The embodiment in FIG. 2 shows in block form only, identified by numeral 80, the same lattice of switches shown as ganged switching means 45, 46, 47, 48, 49, and 50, in FIG. 1, operated responsively to manipulation of keys 10, 12, 14, 16, 18, and 20. However, instead of a voltage divider, the embodiment of FIG. 2 includes a plurality of oscillators 82, 83, 84, 85, 86, and 87, each for providing a unique fixed frequency output signal and respectively having their output terminals coupled to taps 44, 42, 40, 38, 36 and 34. The output terminals of lattice 80 are connected to separate audio voltage processor devices 88, 90, and 92.
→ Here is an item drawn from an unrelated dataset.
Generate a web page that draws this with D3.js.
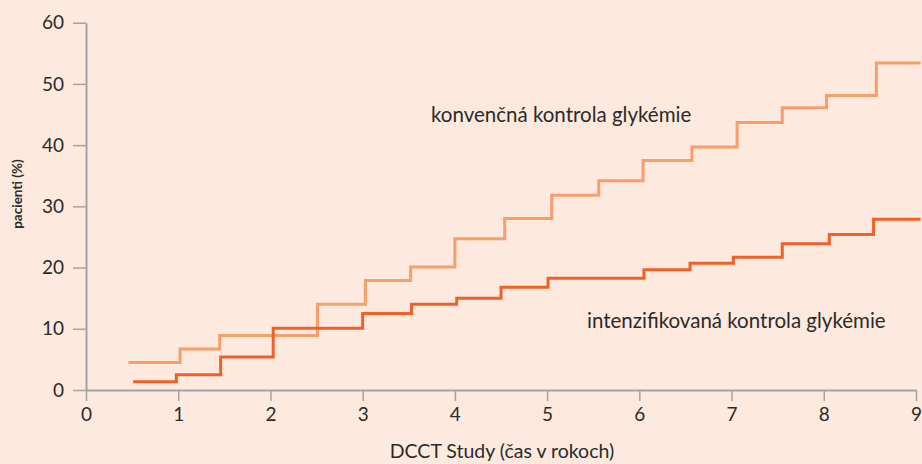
<!DOCTYPE html>
<html>
<head>
<meta charset="utf-8">
<script src="https://cdn.jsdelivr.net/npm/d3@7"></script>
<style>
  html, body { margin: 0; padding: 0; background: #fde9dd; }
  svg { display: block; font-family: Lato, "Open Sans", sans-serif; }
</style>
</head>
<body>
<div id="chart"></div>
<script>
const width = 922;
const height = 464;

// tick labels
const xTicks = [0, 1, 2, 3, 4, 5, 6, 7, 8, 9];
const yTicks = [0, 10, 20, 30, 40, 50, 60];

// step points [rok, %] - konvenčná kontrola
const convX = [0.46, 1.02, 1.45, 2.51, 3.03, 3.52, 4.0, 4.54, 5.05, 5.56, 6.04, 6.57, 7.06, 7.55, 8.03, 8.57, 9.05];
const convY = [4.5, 6.7, 8.9, 14.0, 17.9, 20.1, 24.7, 28.0, 31.8, 34.2, 37.5, 39.7, 43.7, 46.1, 48.1, 53.4, 53.4];

// intenzifikovaná kontrola
const intX = [0.51, 0.98, 1.46, 2.03, 3.0, 3.53, 4.02, 4.5, 5.01, 6.05, 6.55, 7.02, 7.55, 8.06, 8.54, 9.05];
const intY = [1.35, 2.5, 5.4, 10.1, 12.5, 14.0, 15.0, 16.8, 18.25, 19.65, 20.7, 21.7, 23.9, 25.4, 27.9, 27.9];

const convColor = '#f99d6c';
const intColor = '#f0612a';
const axisColor = '#a3a3a3';
const textColor = '#2b2b2b';

const x = d3.scaleLinear().domain([0, 9]).range([86, 916]);
const y = d3.scaleLinear().domain([0, 60]).range([390, 22.7]);

const svg = d3.select('#chart')
    .append('svg')
    .attr('width', width)
    .attr('height', height);

svg.append('rect')
    .attr('width', width)
    .attr('height', height)
    .attr('fill', '#fde9dd');

// y axis
const yAxis = svg.append('g')
    .attr('transform', `translate(${x(0)},0)`)
    .call(d3.axisLeft(y).tickValues(yTicks).tickSize(13).tickSizeOuter(0).tickPadding(9));

// x axis
const xAxis = svg.append('g')
    .attr('transform', `translate(0,${y(0)})`)
    .call(d3.axisBottom(x).tickValues(xTicks).tickSize(11).tickSizeOuter(0).tickPadding(7));

[yAxis, xAxis].forEach(a => {
    a.select('.domain').attr('stroke', axisColor).attr('stroke-width', 2);
    a.selectAll('.tick line').attr('stroke', axisColor).attr('stroke-width', 1.5);
    a.selectAll('.tick text')
        .attr('fill', textColor)
        .style('font-size', '19px')
        .style('font-family', 'Lato, sans-serif');
});

// step lines
const line = d3.line()
    .x(d => x(d[0]))
    .y(d => y(d[1]))
    .curve(d3.curveStepAfter);

svg.append('path')
    .datum(d3.zip(convX, convY))
    .attr('fill', 'none')
    .attr('stroke', convColor)
    .attr('stroke-width', 3)
    .attr('d', line);

svg.append('path')
    .datum(d3.zip(intX, intY))
    .attr('fill', 'none')
    .attr('stroke', intColor)
    .attr('stroke-width', 3)
    .attr('d', line);

// labels
svg.append('text')
    .attr('x', 431)
    .attr('y', 122)
    .attr('fill', textColor)
    .style('font-size', '20.5px')
    .text('konvenčná kontrola glykémie');

svg.append('text')
    .attr('x', 587)
    .attr('y', 328)
    .attr('fill', textColor)
    .style('font-size', '20.5px')
    .text('intenzifikovaná kontrola glykémie');

svg.append('text')
    .attr('x', 502)
    .attr('y', 458)
    .attr('text-anchor', 'middle')
    .attr('fill', textColor)
    .style('font-size', '19.5px')
    .text('DCCT Study (čas v rokoch)');

svg.append('text')
    .attr('transform', 'translate(22,194) rotate(-90)')
    .attr('text-anchor', 'middle')
    .attr('fill', textColor)
    .style('font-size', '13.5px')
    .style('font-weight', 'bold')
    .text('pacienti (%)');
</script>
</body>
</html>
It will be seen that the embodiment of FIG. 2 operates much as that of FIG. 1 in that, assuming, for example, oscillators 82, 83, 84, 85, 86, and 87, respectively, provide the sequence of full tones from A below middle C to F above middle C, the highest tone of all the keys depressed will appear at processor 88 and the lowest tone at processor 92, regardless of which three keys are selected for depression.

In both embodiments, it will be apparent that, for a full range of keys (e.g. 88) and corresponding sequence of half-tones, the lowest frequency tone to be provided need be switched through only one switch (corresponding to 45a) operated by the corresponding key inasmuch as all of the other switches (such as those corresponding to 45b, 45c, 45d, 45e) have no inputs and are, therefore, superfluous. Similarly, the next key producing the higher frequency tone need have only two switches, one having an input connected to the requisite voltage divider tap and one having an input connected to the output of the lower tone switch. Thus, each ganged switching means need generally have only as many switches as are required by the number of desired inputs, and the maximum number of the latter is one more than the number of final outputs from the keyboard.

Since certain changes may be made in the above apparatus without departing from the scope of the invention herein involved, it is intended that all matter contained in the above description or shown in the accompanying drawing shall be interpreted in an illustrative and not in a limiting sense.

For example, while the switching system hereinbefore described has been illustrated as comprising mechanical switching, it will be appreciated that it is not so limited and that other systems such as electro-optical, electro-mechanical, all electronic switching and the like can be employed.